Wyche serves as a trustee of the American Institute of Physics Foundation. She is a member of the National Academy of Engineering, an associate fellow of the American Institute of Aeronautics and Astronautics and a fellow alumnus of the International Women’s Forum. She has received numerous awards and recognitions, notably the Presidential Rank Award, two NASA Outstanding Leadership Medals and two NASA Achievement Medals.
Wyche received a BS degree in engineering and an MS degree in bioengineering, both from Clemson University.
Cynthia N. Colbert has been reappointed to the Federal Reserve Bank of Dallas’ Houston branch board of directors. She will serve a three-year term ending December 31, 2027. She joined the Houston branch board in 2022.
Colbert is president and CEO of Catholic Charities Archdiocese of Galveston-Houston, overseeing assistance to individuals in southeast Texas by providing food, clothing, shelter and support services. She served for six years as vice president of community resources at United Way Capital Area‐Austin and was previously executive director of Catholic Charities in Austin and in Wichita, Kansas.

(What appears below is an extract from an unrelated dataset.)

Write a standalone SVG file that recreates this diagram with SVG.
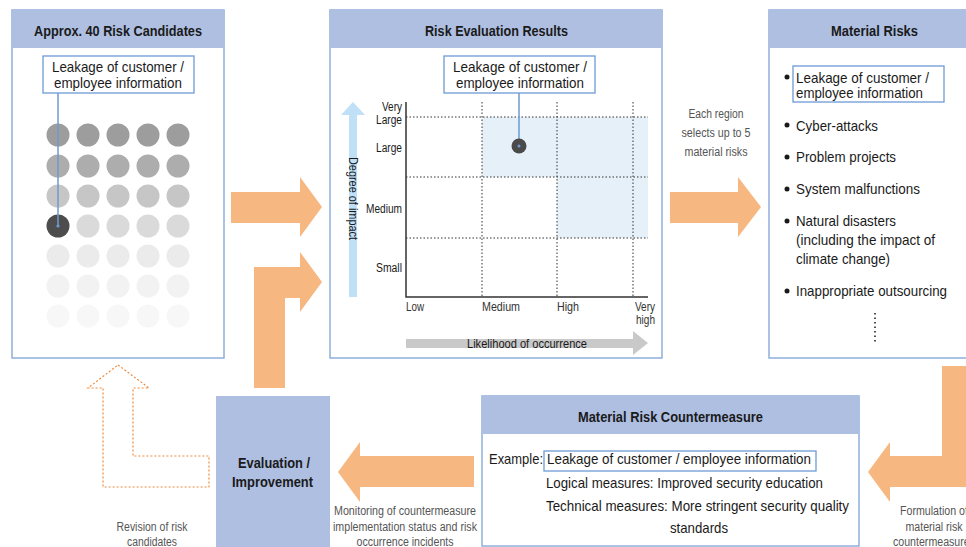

Colbert serves on the boards of the Emergency Food and Shelter Grant Program, United Way of Greater Houston, the Better Business Bureau Education Foundation, Network of Behavioral Health and Catholic Charities USA. She is an adjunct faculty member in the master’s program in nonprofit management at the University of Houston and is a senior fellow at the American Leadership Forum.
Colbert earned a bachelor’s degree from California State University and a master’s degree in social welfare, planning and administration from the University of California.